In Plato’s perfect society, only the philosopher-kings can understand the Forms. Since they are the only class that is ruled by their rational part, they are the only ones who can grasp the truth. Plato believes that philosophers are the only ones who can tell what is illusory and what is permanent. Plato illustrated this using the Allegory of the Cave. In this allegory, a group of people are chained inside a cave and can see only shadows on the wall. Plato says the shadows are nothing but illusions. In the story, Plato had one prisoner escape from the cave and discover the real world outside. The former prisoner then realizes that the shadows in the cave are illusions and not real.
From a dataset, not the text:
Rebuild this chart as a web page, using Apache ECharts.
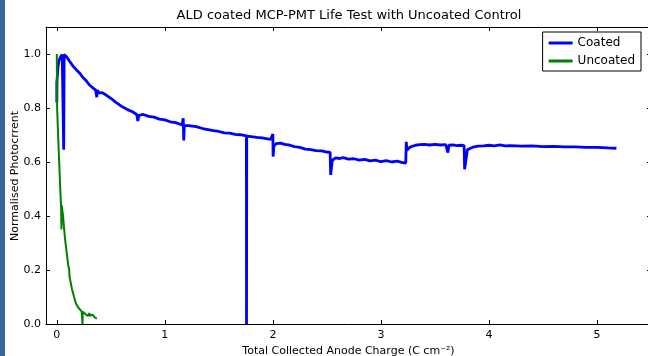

His eyes are overwhelmed by the real world and almost blinded by the sun’s brightness. However, his eyes eventually adjusted to the real world, and he could finally look at the sun. This allegory also illustrates Plato’s idea of education, wherein he believes that the purpose of education is not to put knowledge into the soul but to induce the soul to seek the truth beyond the physical world.

To Plato, philosophers are the only individuals with the most knowledge about justice. Their minds are naturally inclined to carry out their rational parts. Plato contrasted his philosopher-kings to men who are the most unjust — tyrants. He described tyrants as individuals who are driven by their irrational appetites. Tyrants are the most dangerous and unfortunate thing to happen to citizens of a state. All kinds of injustices would then happen under the tyrants’ rule. This would then result in enormous misery in the lives of the citizens. At the same time, that tyrant would be tortured by his conscience. Using this argument, Plato concludes that justice is a form of good in itself.

In the latter part of the Republic, Plato contends that the three classes of society have their own ideas of happiness and the good life. It is natural that the producers are happy with money, and the warriors are happy expressing their courage and honor for the state. Despite this, however, the warriors and the producers should carry out the decisions of the philosopher-kings.

Plato clarifies that poets are banned from their ideal state. He claims that poets create art that stirs up unjust notions in the human mind and heart. Plato thinks that it is dangerous for people to sympathize with the crass emotions of characters found in the works of poets, as people may live out these sympathies in real life.

At the end of the Republic, Plato narrates the Myth of Er, which tells about the fate of a soul after the death of an individual. According to Plato, although bodies die, souls are endlessly reborn, and each soul must decide about its next life.